Como último ingrediente está el culto a la personalidad. La mitificación de la historia para evocar epopeyas pasadas contra la opresión, en particular, el culto a Bolívar, pone en escena una épica ficticia en la cual el líder máximo adquiere –también- estatura heroica. El amado caudillo se erige como único ser capaz de librar al Pueblo de las acechanzas del enemigo apátrida representado por los que no comulgan con las verdades de su “revolución”. Él determina lo que es y debe ser la venezolanidad, y los intereses supremos que debemos perseguir: “quien no es chavista no es venezolano”. La prédica maniquea del nosotros –los buenos- contra los otros –los malos- genera una tensión que llama a cerrar filas en torno al líder salvador, so pena de tornar irrealizable la utopía profesada.
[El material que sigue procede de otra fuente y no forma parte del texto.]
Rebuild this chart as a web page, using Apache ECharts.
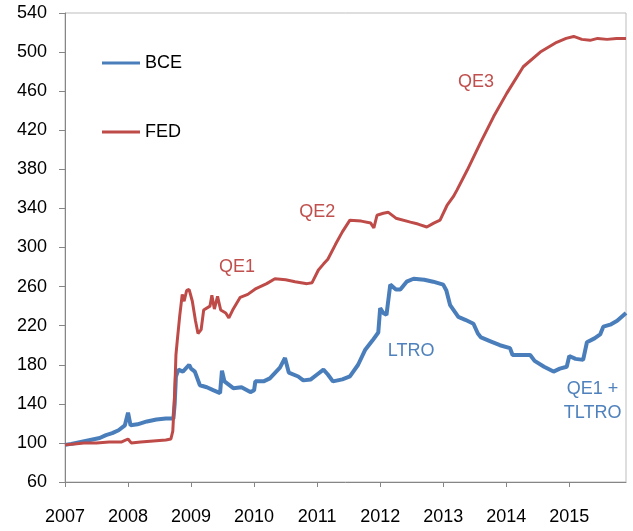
<!DOCTYPE html>
<html>
<head>
<meta charset="UTF-8">
<title>BCE vs FED</title>
<script src="https://cdn.jsdelivr.net/npm/echarts@6/dist/echarts.min.js"></script>
<style>
  html, body { margin: 0; padding: 0; background: #fff; }
  #chart { width: 633px; height: 531px; }
</style>
</head>
<body>
<div id="chart"></div>
<script type="text/javascript">
// dates as decimal years (index, 2007 = 100)
var bceDates = [2007.00, 2007.10, 2007.25, 2007.40, 2007.55, 2007.65, 2007.75, 2007.85, 2007.95, 2008.00,
    2008.04, 2008.15, 2008.30, 2008.45, 2008.60, 2008.72, 2008.74, 2008.76, 2008.80, 2008.87,
    2008.97, 2009.00, 2009.06, 2009.14, 2009.25, 2009.35, 2009.46, 2009.49, 2009.53, 2009.67,
    2009.80, 2009.94, 2010.00, 2010.02, 2010.15, 2010.25, 2010.41, 2010.49, 2010.55, 2010.70,
    2010.78, 2010.90, 2011.00, 2011.10, 2011.17, 2011.25, 2011.40, 2011.52, 2011.65, 2011.76,
    2011.88, 2011.97, 2012.00, 2012.05, 2012.10, 2012.13, 2012.16, 2012.25, 2012.32, 2012.42,
    2012.53, 2012.70, 2012.84, 2013.00, 2013.05, 2013.11, 2013.24, 2013.35, 2013.48, 2013.55,
    2013.60, 2013.75, 2013.90, 2014.06, 2014.10, 2014.25, 2014.38, 2014.45, 2014.60, 2014.75,
    2014.85, 2014.96, 2015.00, 2015.10, 2015.22, 2015.28, 2015.40, 2015.49, 2015.54, 2015.65,
    2015.76, 2015.90];
var bceValues = [98, 99, 101, 103, 105, 108, 110, 113, 118, 131,
    118, 119, 122, 124, 125, 125, 140, 168, 175, 173,
    180, 176, 173, 159, 157, 154, 151, 174, 163, 156,
    157, 152, 154, 163, 163, 166, 177, 187, 172, 168,
    164, 165, 170, 175, 170, 163, 165, 168, 180, 195,
    205, 213, 238, 233, 231, 233, 262, 257, 257, 265,
    268, 267, 265, 262, 256, 241, 229, 226, 222, 212,
    208, 204, 200, 197, 190, 190, 190, 184, 178, 173,
    176, 178, 189, 186, 185, 203, 207, 211, 219, 221,
    225, 233];

var fedDates = [2007.00, 2007.15, 2007.30, 2007.50, 2007.70, 2007.90, 2008.00, 2008.05, 2008.20, 2008.40,
    2008.60, 2008.68, 2008.71, 2008.74, 2008.76, 2008.78, 2008.82, 2008.86, 2008.89, 2008.93,
    2008.97, 2009.02, 2009.07, 2009.11, 2009.16, 2009.20, 2009.30, 2009.33, 2009.37, 2009.42,
    2009.47, 2009.55, 2009.60, 2009.66, 2009.78, 2009.90, 2010.03, 2010.20, 2010.33, 2010.50,
    2010.65, 2010.84, 2010.92, 2011.02, 2011.10, 2011.17, 2011.29, 2011.40, 2011.52, 2011.70,
    2011.85, 2011.90, 2011.95, 2012.05, 2012.13, 2012.25, 2012.48, 2012.60, 2012.74, 2012.85,
    2012.95, 2013.06, 2013.16, 2013.22, 2013.38, 2013.59, 2013.80, 2014.01, 2014.27, 2014.54,
    2014.80, 2014.95, 2015.07, 2015.20, 2015.33, 2015.45, 2015.60, 2015.75, 2015.90];
var fedValues = [98, 99, 100, 100, 101, 101, 104, 100, 101, 102,
    103, 104, 112, 150, 190, 204, 230, 252, 245, 256,
    257, 245, 225, 212, 216, 236, 240, 251, 237, 250,
    236, 233, 228, 236, 249, 252, 258, 263, 268, 267,
    265, 263, 264, 277, 283, 288, 303, 316, 328, 327,
    325, 320, 333, 335, 336, 330, 326, 324, 321, 325,
    328, 343, 352, 359, 379, 407, 434, 458, 485, 500,
    510, 514, 516, 513, 512, 514, 513, 514, 514];

var yearTicks = [2007, 2008, 2009, 2010, 2011, 2012, 2013, 2014, 2015];

// annotation texts and where they sit in data space
var fedNotes = [
    { text: 'QE1', at: [2009.73, 280] },
    { text: 'QE2', at: [2011.00, 336] },
    { text: 'QE3', at: [2013.52, 469] }
];
var bceNotes = [
    { text: 'LTRO', at: [2012.49, 194] },
    { text: 'QE1 +\nTLTRO', at: [2015.37, 143] }
];

function pairs(xs, ys) {
    var out = [];
    for (var i = 0; i < xs.length; i++) out.push([xs[i], ys[i]]);
    return out;
}
function notes(list, color) {
    return {
        symbol: 'circle',
        symbolSize: 0,
        silent: true,
        label: {
            show: true,
            position: 'inside',
            color: color,
            fontSize: 18,
            lineHeight: 24,
            fontFamily: 'Liberation Sans, Arial, sans-serif',
            formatter: function (p) { return p.name; }
        },
        data: list.map(function (n) { return { name: n.text, coord: n.at }; })
    };
}

var blue = '#4A7EBB';
var red = '#BE4B48';
var font = 'Liberation Sans, Arial, sans-serif';

var myChart = echarts.init(document.getElementById('chart'));
var option = {
    animation: false,
    grid: {
        left: 65, right: 7, top: 13, bottom: 49,
        show: true,
        borderColor: '#BDBDBD',
        borderWidth: 1
    },
    legend: {
        data: ['BCE', 'FED'],
        orient: 'vertical',
        left: 102,
        top: 53,
        padding: 0,
        icon: 'rect',
        itemWidth: 38,
        itemHeight: 3,
        itemGap: 49,
        textStyle: { fontSize: 18, color: '#000', fontFamily: font, lineHeight: 20 }
    },
    xAxis: {
        type: 'value',
        min: 2007,
        max: 2015.9,
        interval: 1,
        splitLine: { show: false },
        axisLine: { lineStyle: { color: '#868686', width: 1 } },
        axisTick: { show: true, length: 5, customValues: yearTicks, lineStyle: { color: '#868686' } },
        axisLabel: {
            customValues: yearTicks,
            margin: 26,
            fontSize: 18,
            color: '#000',
            fontFamily: font,
            formatter: function (v) { return String(v); }
        }
    },
    yAxis: {
        type: 'value',
        min: 60,
        max: 540,
        interval: 40,
        splitLine: { show: false },
        axisLine: { show: true, lineStyle: { color: '#868686', width: 1 } },
        axisTick: { show: true, length: 6, lineStyle: { color: '#868686' } },
        axisLabel: { margin: 18, fontSize: 18, color: '#000', fontFamily: font }
    },
    series: [
        {
            name: 'BCE',
            type: 'line',
            showSymbol: false,
            symbol: 'none',
            color: blue,
            lineStyle: { width: 4, color: blue },
            data: pairs(bceDates, bceValues),
            markPoint: notes(bceNotes, '#4F81BD')
        },
        {
            name: 'FED',
            type: 'line',
            showSymbol: false,
            symbol: 'none',
            color: red,
            lineStyle: { width: 3, color: red },
            data: pairs(fedDates, fedValues),
            markPoint: notes(fedNotes, '#C0504D')
        }
    ]
};
myChart.setOption(option);
</script>
</body>
</html>
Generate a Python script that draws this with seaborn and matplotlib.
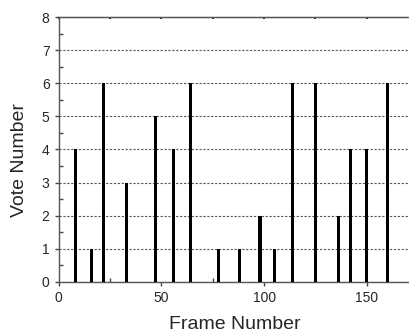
import numpy as np
import pandas as pd
import seaborn as sns
import matplotlib
matplotlib.use('Agg')
import matplotlib.pyplot as plt
from matplotlib.ticker import MultipleLocator

# frames that got votes, and how many votes each
frames = [8, 16, 22, 33, 47, 56, 64, 78, 88, 98, 105, 114, 125, 136, 142, 150, 160]
votes = [4, 1, 6, 3, 5, 4, 6, 1, 1, 2, 1, 6, 6, 2, 4, 4, 6]

data = pd.DataFrame({'frame': frames, 'vote': votes})

sns.set_style('ticks')
plt.rcParams['font.family'] = ['Liberation Sans', 'DejaVu Sans']

fig = plt.figure(figsize=(4.10, 3.34), dpi=100)
ax = fig.add_axes([0.143, 0.156, 0.857, 0.793])

# narrow bars; no antialiasing so they all come out the same width
sns.barplot(data=data, x='frame', y='vote', native_scale=True, width=0.245,
            color='black', saturation=1, linewidth=0, ax=ax, zorder=3)
for p in ax.patches:
    p.set_antialiased(False)

ax.set_xlim(0, 171)
ax.set_ylim(0, 8)

# dashed guide lines
ax.yaxis.grid(True, linestyle=(0, (2, 1.5)), color='#555555', linewidth=0.8, zorder=0)
ax.set_axisbelow(True)

ax.xaxis.set_major_locator(MultipleLocator(50))
ax.xaxis.set_minor_locator(MultipleLocator(25))
ax.yaxis.set_major_locator(MultipleLocator(1))
ax.yaxis.set_minor_locator(MultipleLocator(0.5))
ax.tick_params(which='major', direction='out', length=3, width=1, color='#444444', labelsize=10)
ax.tick_params(which='minor', direction='in', length=3, width=1, color='#444444')

top = ax.secondary_xaxis('top')
top.xaxis.set_major_locator(MultipleLocator(25))
top.tick_params(direction='in', length=1.5, width=1.2, labeltop=False, color='black')
top.spines['top'].set_color('#555555')

for side in ['left', 'bottom', 'top']:
    ax.spines[side].set_color('#555555')
    ax.spines[side].set_linewidth(1)
ax.spines['right'].set_visible(False)

ax.set_xlabel('Frame Number', fontsize=14, labelpad=8)
ax.set_ylabel('Vote Number', fontsize=14)
ax.yaxis.set_label_coords(-0.087, 0.46)

fig.savefig('out.png', dpi=100)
Él es la garantía única de que tal conquista pudiese alcanzarse algún día: solo es menester tener fe. Se cultiva así una afiliación afectiva, de naturaleza mesiánica, inmune a todo cuestionamiento racional. La confusión deliberada entre Caudillo, pueblo y Estado –“Chávez hoy no soy yo, Chávez se hizo pueblo y un pueblo se hizo Chávez"-, allana el camino para el usufructo sin control del régimen de expoliación. Lo que hace el comandante-presidente, así sea regalarle petróleo a sus “amigos” o utilizar bienes, instalaciones y dineros públicos para promover su relección, es para “bien” del país. Chávez es su propio programa de Gobierno, alfa y omega de la “revolución” y, por ende, dueño de Venezuela. Y así, promoviendo la filiación fanática e incondicional a su persona, encubre ante los suyos la descomunal impostura de su Revolución Bolivariana para legitimar cualquier trastada contra el país, con tal de seguir depredando su riqueza social.